1990 marca presença com "M.Butterfly", espectáculo de grande sucesso de crítica e público. Participa da novela "Rainha da Sucata", onde faz o misterioso mordomo Jonas. Em 1991, na peça "As Boas" fazia uma Madame invejada pelas empregadas. Em 1992, fez "Luar em Preto e Branco" e essa foi a última vez em que contracenou com Célia Helena, mãe de sua primeira filha e grande amiga. Em 1993, fez a novela "Mulheres de Areia", trabalho de sucesso nacional e internacional. 1996: o sucesso veio com a novela "O Rei do Gado", um dos melhores momentos na televisão, uma impecável interpretação do inesquecível Jeremias Berdinazi. Por essa actuação, recebeu da revista Contigo o Prémio de Melhor Actor e Destaque mais o Troféu Imprensa, por duas vezes o Prémio de Melhor Actor em Montevidéu e Caracas. Na montagem da peça "Cheque ou Mate", de 1997, fez com sua filha Lígia os papéis de pai e filha.
1999, no auge da Carreira, interpreta o imigrante italiano, Francesco Magliano na novela "Terra Nostra" onde recebe seu segundo Troféu Imprensa. Esse trabalho comoveu o grande público. Data desse ano, mais uma conquista: o nascimento da segunda neta, Clara, filha de Lígia. Ainda em 1999, interpretou no palco poemas e canções de Frederico Garcia Lorca e de Fernando Pessoa com o espectáculo "Um Certo Olhar". 2000 com a actuação em “Rei Lear”, de Shakespeare, realiza o sonho dos grandes actores. Nessa peça, contracena outra vez com a filha Lígia.

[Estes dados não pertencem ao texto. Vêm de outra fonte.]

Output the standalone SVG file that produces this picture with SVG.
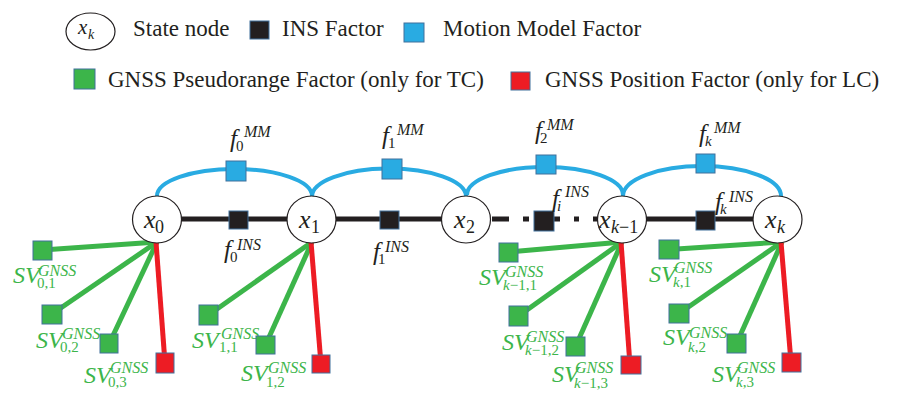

"Passamos afinal à sala para um jantar que não tinha a bênção da fome. E foi quando surpreendidos deparámos com a mesa. Não podia ser para nós... Era uma mesa para homens de boa-vontade. Quem seria o conviva realmente esperado (...)" - Clarice Lispector
Esperávamos o actor, o que nos representaria, nós, o povo brasileiro. Raul que em nome do amor ao teatro ofertou-nos a dádiva da fartura. Esperamos por você, na varanda da tua morada, junto aos cães que tanto ama. Na televisão, no cinema, no teatro em toda parte. Cortesia do actor que consagrou a vida festejou-a nas manhãs do eterno. Permite-nos devorar um pedaço da tua farta existência que deu a vida a todos nós, seus personagens.